Meteorologist Mike Richmond, who specializes in fire weather at the National Weather Service in Fairbanks, agreed.
“In the boreal forest of Alaska and Canada there is no relationship between winter snow pack and summer fire danger,” he said.
For example, during the winter preceding Alaska’s biggest fire season on record in 2004, when more than 6.7 million acres burned, Fairbanks received
62.2 inches of snow, which is only about 10 inches below normal.
“We had a near average snow pack and we had our worst fire season ever,” Richmond said.
The picture was much the same the following year, when approximately 4.7 million acres burned after an above-average winter snowfall of 77.4 inches.
Conversely, only 28 inches of snow fell at Fairbanks International Airport during the winter of 2006-07, the third lowest snowfall total on record since 1904, but only 550,000 acres burned in the summer of 2007.
Last winter, Fairbanks received 71.5 inches of snow and approximately 2.95 million acres burned last summer.
With only 24.8 inches of snow as of Friday, Fairbanks is on track for one of its lowest winter snow accumulations since the National Weather Service began keeping records in 1904.

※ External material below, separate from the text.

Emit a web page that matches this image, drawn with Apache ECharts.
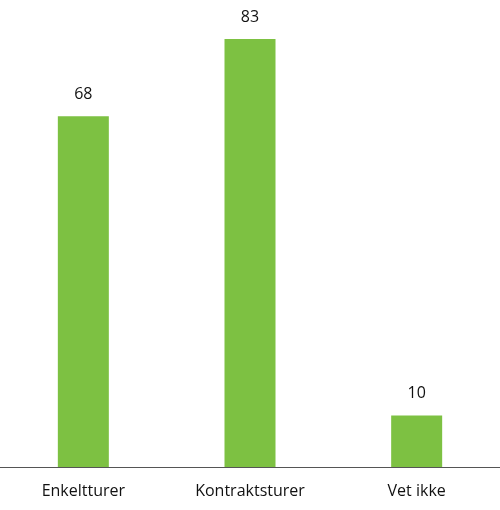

Up to this point, there have been only two winters — 1918-19 with 12.0 inches and 1952-53 with 22.9 inches — in which Fairbanks has recorded less snow than this year.
Fairbanks is experiencing one of its driest winters on record, Richmond said. Only 4.54 inches of precipitation has been measured at Fairbanks International Airport since the start of July.
“This is the fourth-driest period in Fairbanks recorded history from July until now,” Richmond said. “We are in a drought basically.”
But it’s a matter of how dry it is in May, June and July that dictates what kind of fire season Alaska will have.
“It’s all short-term weather process driven,” Richmond said. “If we have rains every two or three weeks or closer together, we don’t get a fire season.
“We have to have periods of three weeks or longer of dry weather for there to be a fire season (in Alaska),” he said. “When we get a dry season, that’s when we get the fires.”